Logit是ML估计
而ML估计的优良性状应该是大样本特征的。
J.scott long的书上提到,样本数超过500是安全的。
看Allison,P.D.(1995)Survival analysis using the sas system-a practical guide的 P80
All these approximations get better as the sample size gets larger.
The fact that these desirable properties have only been proven for large
samples does not mean that ML has bad properties for small samples. It simply
means that we usually don't know what the small-sample properties are. And
in the absence of attractive alternatives, researchers routinely use ML
estimation for both large and small samples. Although I won't argue against
that practice, I do urge caution in interpreting p-values and confidence
intervals when samples are small. Despite the temptation to accept larger
p-values as evidence against the null hypothesis in small samples, it is actually
more reasonable to demand smaller values to compensate for the fact that the
approximation to the normal or chi-square distributions may be poor.
The other reason for ML's popularity is that it is often
straightforward to derive ML estimators when there are no other obvious
possibilities.

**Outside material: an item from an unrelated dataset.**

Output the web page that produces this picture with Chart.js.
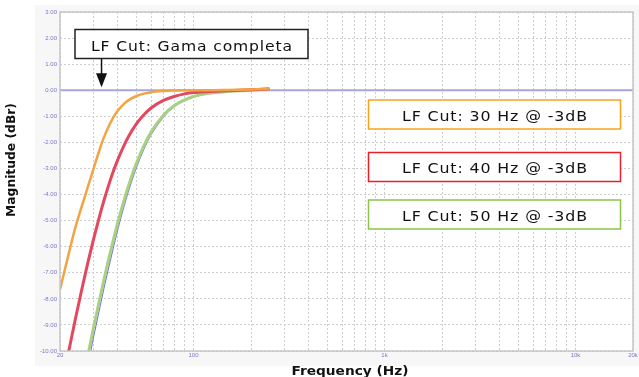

As we will see, one case that ML handles nicely is data with
censored observations. While you can use least squares with certain
adjustments for censoring (Lawless 1982, p. 328), such estimates often have
much larger standard errors, and there is little available theory to justify the
construction of hypothesis tests or confidence intervals.
The basic principle of ML is to choose as estimates those values
that will maximize the probability of observing what we have, in fact,
observed. There are two steps to this: (1) write down an expression for the
probability of the data as a function of the unknown parameters, and (2) find
the values of the unknown parameters that make the value of this expression
as large as possible.
The first step is known as constructing the likelihood function. To
accomplish this, you must specify a model, which amounts to choosing a
probability distribution for the dependent variable and choosing a functional
form that relates the parameters of this distribution to the values of the
covariates. We have already considered those two choices.
The second step—maximization—typically requires an iterative
numerical method, that is, one involving successive approximations. Such
methods are often computationally demanding, which explains why ML
estimation has become popular only in the last two decades.